According to estimates by GP Bullhound, a specialist in fundraising consultancy, Indian fintechs are set to achieve $200 billion in sales by 2030. Since January 2017, they have captured 14% of the funds raised by all fintechs, all countries combined, or $29 billion.
At 87%, their adoption rate is the highest in the world, well above the global average of 64%. The services offered by Indian fintechs are varied, ranging from payments and loans to personal finance management and investment platforms.
The success of fintechs specializing in instant payments
Indian fintechs are particularly dynamic in the field of instant mobile payments. Back in 2016, the launch of the UPI (for Unified Payment Interface) instant payments platform changed the game. This project, an initiative of the Central Bank of India, the National Payments Corporation of India (NPCI) and the Indian Banks Association (IBA), was designed to reduce the use of cash in favor of electronic payments.
Gradually, third-party applications were developed to link the 300 participating banks, and today they handle almost all the transactions carried out on this platform, accounting for 93% of their total value, compared with just 7% for the banks.
In India, as elsewhere, the Covid-19 pandemic has contributed to the decline in cash, helping to drive the success of UPI, which has recorded a 75% increase in transactions between 2020 and 2021. By 2026, digital payments are expected to account for 1 in 2 transactions in the country. 135 billion in transactions were recorded on the UPI platform in June, 9 times more than credit card transactions.

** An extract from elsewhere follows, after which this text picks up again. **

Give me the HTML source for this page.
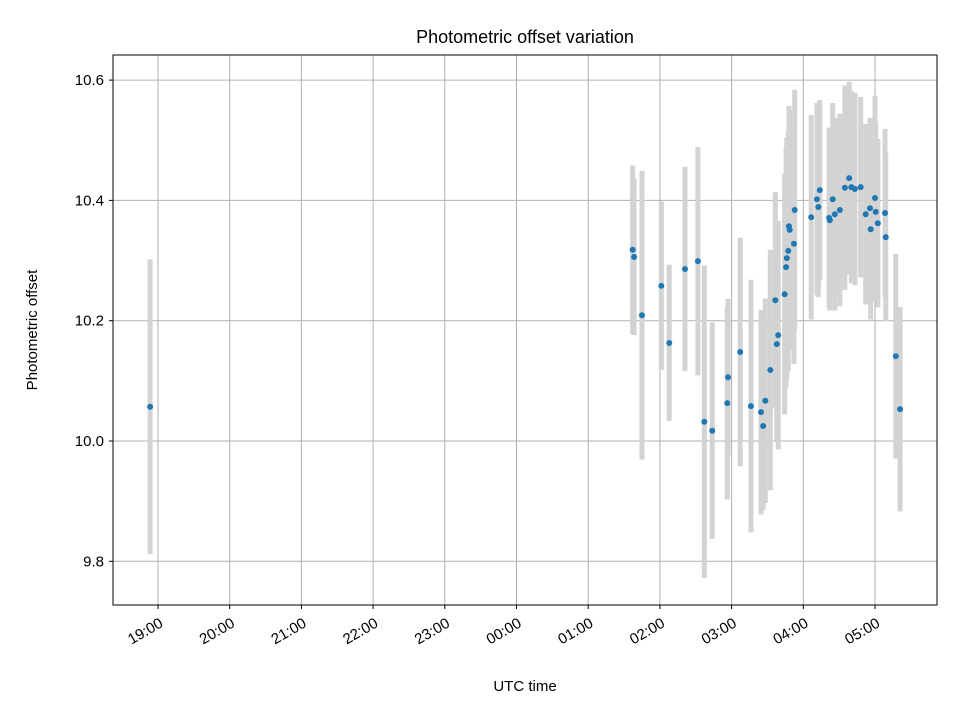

In all, Indian fintechs specializing in instant mobile payments, such as PhonePe and Paytm, alone account for half of the country's fintech valuation. PhonePe is the Indian fintech with the highest valuation, with $11 billion and 165 million monthly users claimed, representing a customer increase of 32% on last year. Neobanks are also on the rise, such as NiyoX, whose customer base has increased by 60% in one year, from 2.5 to 4 million.
The Indian government, which is stepping up its efforts to promote financial inclusion for millions of unbanked Indians, is counting on the network of fintechs to achieve its goals. However, the fintechs face a number of challenges: they have to cope with a decline in funding, and prove that they can achieve profitability - which none of them can at present - in order to reassure investors.